Integrating large-scale in vitro functional genomic screen and multi-omics data to identify novel breast cancer targets.

Purpose: Our goal is to leverage publicly available whole transcriptome and genome-wide CRISPR-Cas9 screen data to identify and prioritize novel breast cancer therapeutic targets.

Methods: We used DepMap dependency scores > 0.5 to identify genes that are potential therapeutic targets in 48 breast cancer cell lines. We removed genes that were pan-essential or were not expressed in TCGA breast cancer cohort. Genes were prioritized based on druggability using the Drug-Gene Interaction Database. Targets were defined separately for ER+, HER2+, and TNBC. A broader list of genes with dependency score > 0.25 were used to assess the associations between dependency scores and mutations and copy number variations (CNV) to identify potential synthetic lethal relationships and to map survival critical genes into biological pathways.
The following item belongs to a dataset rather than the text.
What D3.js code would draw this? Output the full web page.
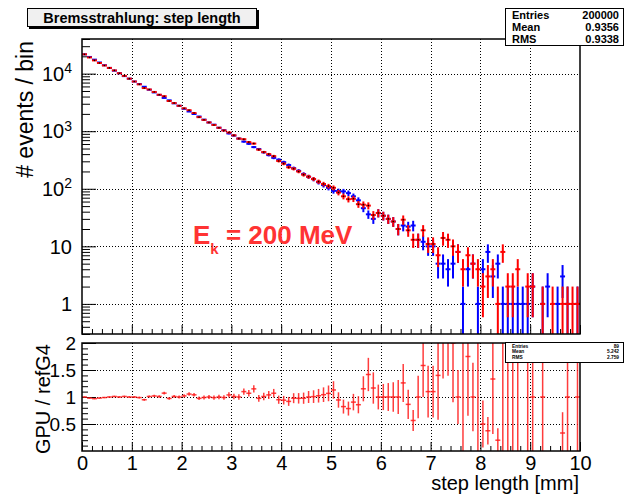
<!DOCTYPE html>
<html>
<head>
<meta charset="utf-8">
<script src="https://cdn.jsdelivr.net/npm/d3@7"></script>
<style>
  body { margin: 0; background: #fff; }
  text { font-family: "Liberation Sans", Arial, sans-serif; }
</style>
</head>
<body>
<script>
// histogram contents, 100 bins of 0.1 mm from 0 to 10 mm
const binWidth = 0.1;
// blue: refG4
const refG4 = [
  21650, 19500, 17520, 15640, 14010, 12580, 11270, 10160, 9070, 8190,
  7300, 6590, 5920, 5260, 4720, 4270, 3790, 3440, 3050, 2770,
  2450, 2200, 1990, 1800, 1590, 1420, 1300, 1150, 1040, 915,
  840, 745, 660, 605, 530, 490, 430, 385, 345, 320,
  290, 258, 228, 205, 180, 162, 147, 130, 116, 104,
  92, 91, 90, 84, 74, 63, 46, 36, 30, 38,
  34, 30, 27, 20, 23, 22, 23, 13, 12, 10,
  10, 5, 5, 4, 5, 8, 1, 4, 5, 1,
  4, 8, 3, 5, 1, 1, 1, 1, 1, 1,
  2, 0, 1, 2, 0, 1, 3, 1, 0, 1
];
// red: GPU
const gpu = [
  21650, 19110, 16990, 15330, 13870, 12580, 11380, 10160, 9160, 8190,
  7300, 6520, 5620, 5310, 4810, 4310, 4060, 3350, 3080, 2770,
  2500, 2320, 2070, 1755, 1575, 1420, 1285, 1150, 1030, 950,
  848, 745, 726, 647, 610, 478, 434, 400, 369, 304,
  273, 237, 223, 200, 176, 162, 148, 133, 121, 111,
  104, 86, 74, 66, 67, 54, 53, 51, 35, 38,
  34, 30, 27, 20, 29, 19, 13, 13, 19, 11,
  11, 7, 14, 13, 10, 8, 4, 7, 5, 4,
  2, 3, 4, 1, 8, 2, 2, 4, 0, 2,
  2, 0, 1, 0, 1, 0, 1, 1, 1, 1
];
const xTicks = [0, 1, 2, 3, 4, 5, 6, 7, 8, 9, 10];
const yDecades = [1, 10, 100, 1000, 10000];
const yDecadeLabels = [["1", ""], ["10", ""], ["10", "2"], ["10", "3"], ["10", "4"]];
const ratioTicks = [0.5, 1, 1.5, 2];
const mainStats = [["Entries", "200000"], ["Mean", "0.9356"], ["RMS", "0.9338"]];
const ratioStats = [["Entries", "89"], ["Mean", "5.242"], ["RMS", "2.759"]];
const title = "Bremsstrahlung: step length";

const W = 624, H = 498;
const L = 82, R = 580, T1 = 39, B1 = 334, T2 = 343, B2 = 451;

const svg = d3.select("body").append("svg").attr("width", W).attr("height", H);
svg.append("rect").attr("width", W).attr("height", H).attr("fill", "#fff");

const x = d3.scaleLinear().domain([0, 10]).range([L, R]);
const yTop = d3.scaleLog().domain([0.3, 4e4]).range([B1, T1]);
const yBot = d3.scaleLinear().domain([0, 2]).range([B2, T2]);

const defs = svg.append("defs");
defs.append("clipPath").attr("id", "clipTop").append("rect")
  .attr("x", L).attr("y", T1).attr("width", R - L).attr("height", B1 - T1);
defs.append("clipPath").attr("id", "clipBot").append("rect")
  .attr("x", L).attr("y", T2).attr("width", R - L).attr("height", B2 - T2);

// grids
const gridStyle = s => s.attr("stroke", "#000").attr("stroke-width", 1)
  .attr("stroke-dasharray", "1,2").attr("fill", "none");
const innerX = xTicks.filter(d => d > 0 && d < 10);
[[T1, B1], [T2, B2]].forEach(([t, b]) => {
  svg.append("g").selectAll("line").data(innerX).join("line")
    .attr("x1", d => Math.round(x(d)) + 0.5).attr("x2", d => Math.round(x(d)) + 0.5)
    .attr("y1", t).attr("y2", b).call(gridStyle);
});
svg.append("g").selectAll("line").data(yDecades).join("line")
  .attr("x1", L).attr("x2", R)
  .attr("y1", d => Math.round(yTop(d)) + 0.5).attr("y2", d => Math.round(yTop(d)) + 0.5)
  .call(gridStyle);
svg.append("g").selectAll("line").data(ratioTicks.filter(d => d < 2)).join("line")
  .attr("x1", L).attr("x2", R)
  .attr("y1", d => Math.round(yBot(d)) + 0.5).attr("y2", d => Math.round(yBot(d)) + 0.5)
  .call(gridStyle);

// axes (ticks inside the frame)
const noDomain = g => g.select(".domain").remove();
const minorX = d3.range(0, 50).map(i => i * 0.2).filter((d, i) => i % 5 !== 0);
const minorLog = [];
[0.1, 1, 10, 100, 1000, 10000].forEach(dec => {
  for (let k = 2; k <= 9; k++) {
    const v = k * dec;
    if (v >= 0.3 && v <= 4e4) minorLog.push(v);
  }
});
const minorRatio = d3.range(1, 20).map(i => i * 0.1).filter((d, i) => (i + 1) % 5 !== 0);

[B1, B2].forEach(b => {
  svg.append("g").attr("transform", `translate(0,${b})`)
    .call(d3.axisBottom(x).tickValues(xTicks).tickSize(-9).tickFormat("")).call(noDomain);
  svg.append("g").attr("transform", `translate(0,${b})`)
    .call(d3.axisBottom(x).tickValues(minorX).tickSize(-5).tickFormat("")).call(noDomain);
});
svg.append("g").attr("transform", `translate(${L},0)`)
  .call(d3.axisLeft(yTop).tickValues(yDecades).tickSize(-14).tickFormat("")).call(noDomain);
svg.append("g").attr("transform", `translate(${L},0)`)
  .call(d3.axisLeft(yTop).tickValues(minorLog).tickSize(-8).tickFormat("")).call(noDomain);
svg.append("g").attr("transform", `translate(${L},0)`)
  .call(d3.axisLeft(yBot).tickValues(ratioTicks).tickSize(-14).tickFormat("")).call(noDomain);
svg.append("g").attr("transform", `translate(${L},0)`)
  .call(d3.axisLeft(yBot).tickValues(minorRatio).tickSize(-6).tickFormat("")).call(noDomain);

// tick labels
const xLab = svg.append("g").attr("transform", `translate(0,${B2})`)
  .call(d3.axisBottom(x).tickValues(xTicks).tickSize(0).tickPadding(5).tickFormat(d3.format("d")))
  .call(noDomain);
xLab.selectAll("text").attr("font-size", 20).attr("fill", "#000")
  .attr("font-family", "Liberation Sans, Arial, sans-serif");

const yLab = svg.append("g").attr("transform", `translate(${L},0)`)
  .call(d3.axisLeft(yBot).tickValues(ratioTicks).tickSize(0).tickPadding(6).tickFormat(d => String(d)))
  .call(noDomain);
yLab.selectAll("text").attr("font-size", 19).attr("fill", "#000")
  .attr("font-family", "Liberation Sans, Arial, sans-serif");

const logLab = svg.append("g").selectAll("text").data(yDecades).join("text")
  .attr("x", L - 10).attr("y", d => yTop(d)).attr("dy", "0.36em")
  .attr("text-anchor", "end").attr("font-size", 20);
logLab.append("tspan").text((d, i) => yDecadeLabels[i][0]);
logLab.append("tspan").attr("font-size", 14).attr("dy", "-0.55em")
  .text((d, i) => yDecadeLabels[i][1]);

// axis titles
svg.append("text").attr("transform", `translate(33,${T1 + 2}) rotate(-90)`)
  .attr("text-anchor", "end").attr("font-size", 23).text("# events / bin");
svg.append("text").attr("transform", `translate(50,${T2 + 1}) rotate(-90)`)
  .attr("text-anchor", "end").attr("font-size", 20).text("GPU / refG4");
svg.append("text").attr("x", R - 1).attr("y", 490)
  .attr("text-anchor", "end").attr("font-size", 20).text("step length [mm]");

// histograms with error bars
function drawHist(counts, color, dots) {
  const bins = counts.map((n, i) => ({ lo: i * binWidth, hi: (i + 1) * binWidth, n }))
    .filter(d => d.n > 0);
  const g = svg.append("g").attr("clip-path", "url(#clipTop)")
    .attr("stroke", color).attr("stroke-width", 2);
  g.selectAll(".h").data(bins).join("line").attr("class", "h")
    .attr("x1", d => x(d.lo)).attr("x2", d => x(d.hi))
    .attr("y1", d => yTop(d.n)).attr("y2", d => yTop(d.n));
  g.selectAll(".v").data(bins).join("line").attr("class", "v")
    .attr("x1", d => x((d.lo + d.hi) / 2)).attr("x2", d => x((d.lo + d.hi) / 2))
    .attr("y1", d => {
      const low = d.n - Math.sqrt(d.n);
      return low > 0.3 ? yTop(low) : B1 + 2;
    })
    .attr("y2", d => yTop(d.n + Math.sqrt(d.n)));
  if (dots) {
    svg.append("g").attr("clip-path", "url(#clipTop)").selectAll("circle")
      .data(bins.filter(d => d.n >= 10)).join("circle")
      .attr("cx", d => x((d.lo + d.hi) / 2)).attr("cy", d => yTop(d.n))
      .attr("r", 0.8).attr("fill", "#000");
  }
}
drawHist(refG4, "#0000ff", false);
drawHist(gpu, "#ff0000", true);

// ratio GPU / refG4
const ratio = gpu.map((gv, i) => {
  const rv = refG4[i];
  if (!gv || !rv) return null;
  const v = gv / rv;
  return { lo: i * binWidth, hi: (i + 1) * binWidth, v, e: v * Math.sqrt(1 / gv + 1 / rv) };
}).filter(d => d);
const rg = svg.append("g").attr("clip-path", "url(#clipBot)")
  .attr("stroke", "#ff1a1a").attr("stroke-width", 1.5).attr("stroke-opacity", 0.85);
rg.selectAll(".h").data(ratio).join("line").attr("class", "h")
  .attr("x1", d => x(d.lo)).attr("x2", d => x(d.hi))
  .attr("y1", d => yBot(d.v)).attr("y2", d => yBot(d.v));
rg.selectAll(".v").data(ratio).join("line").attr("class", "v")
  .attr("x1", d => x((d.lo + d.hi) / 2)).attr("x2", d => x((d.lo + d.hi) / 2))
  .attr("y1", d => yBot(Math.max(d.v - d.e, -0.1)))
  .attr("y2", d => yBot(Math.min(d.v + d.e, 2.1)));

// frames
[[T1, B1], [T2, B2]].forEach(([t, b]) => {
  svg.append("rect").attr("x", L).attr("y", t).attr("width", R - L).attr("height", b - t)
    .attr("fill", "none").attr("stroke", "#000").attr("stroke-width", 1.5);
});

// energy label
const ek = svg.append("text").attr("x", 193).attr("y", 244)
  .attr("font-size", 26).attr("font-weight", "bold").attr("fill", "#ff3333");
ek.append("tspan").text("E");
ek.append("tspan").attr("font-size", 15).attr("dy", 10).text("k");
ek.append("tspan").attr("dy", -10).text(" = 200 MeV");

// title box
svg.append("rect").attr("x", 29).attr("y", 10).attr("width", 230).attr("height", 19).attr("fill", "#000");
svg.append("rect").attr("x", 27.5).attr("y", 8.5).attr("width", 229).attr("height", 18)
  .attr("fill", "#f0f0f0").attr("stroke", "#000").attr("stroke-width", 1);
svg.append("text").attr("x", 142).attr("y", 22.5).attr("text-anchor", "middle")
  .attr("font-size", 14.5).attr("font-weight", "bold").text(title);

// stats boxes
function statsBox(y0, h, rows, fs, step, base) {
  svg.append("rect").attr("x", 505.5).attr("y", y0 + 0.5).attr("width", 118).attr("height", h)
    .attr("fill", "#fff").attr("stroke", "#000").attr("stroke-width", 1);
  const g = svg.append("g").attr("font-size", fs).attr("font-weight", "bold");
  g.selectAll(".k").data(rows).join("text").attr("class", "k")
    .attr("x", 512).attr("y", (d, i) => base + i * step).text(d => d[0]);
  g.selectAll(".v").data(rows).join("text").attr("class", "v")
    .attr("x", 619).attr("y", (d, i) => base + i * step).attr("text-anchor", "end").text(d => d[1]);
}
statsBox(8, 37, mainStats, 11, 12.4, 18.5);
statsBox(342, 20, ratioStats, 4.8, 5.7, 347.5);
</script>
</body>
</html>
Results: 66, 53, and 29 genes were prioritized as targets in ER+, HER2+, and TNBC, respectively. These included known actionable targets and many novel targets. ER+ included FOXA1, GATA3, LDB1, TRPS1, NAMPT, WDR26, and ZNF217; HER2+ cancers included STX4, HECTD1, and TBL1XR1; and TNBC included GFPT1 and GPX4. Synthetic lethal associations revealed 5 and 19 significant associations between potential survival critical genes and mutations in HER2+ and TNBC, respectively. For example, PIK3CA mutation increased dependency on NDUFS3 in HER2+ cancers, and CNTRL mutation increased dependency on electron transport chain (ETC) genes in TNBC. 329, 747, and 622 CNVs showed synthetic lethal association in ER+, HER2+, and TNBC, respectively.

Conclusion: We provide a genome-wide drug target prioritization list for breast cancer derived from integrated large-scale omics data.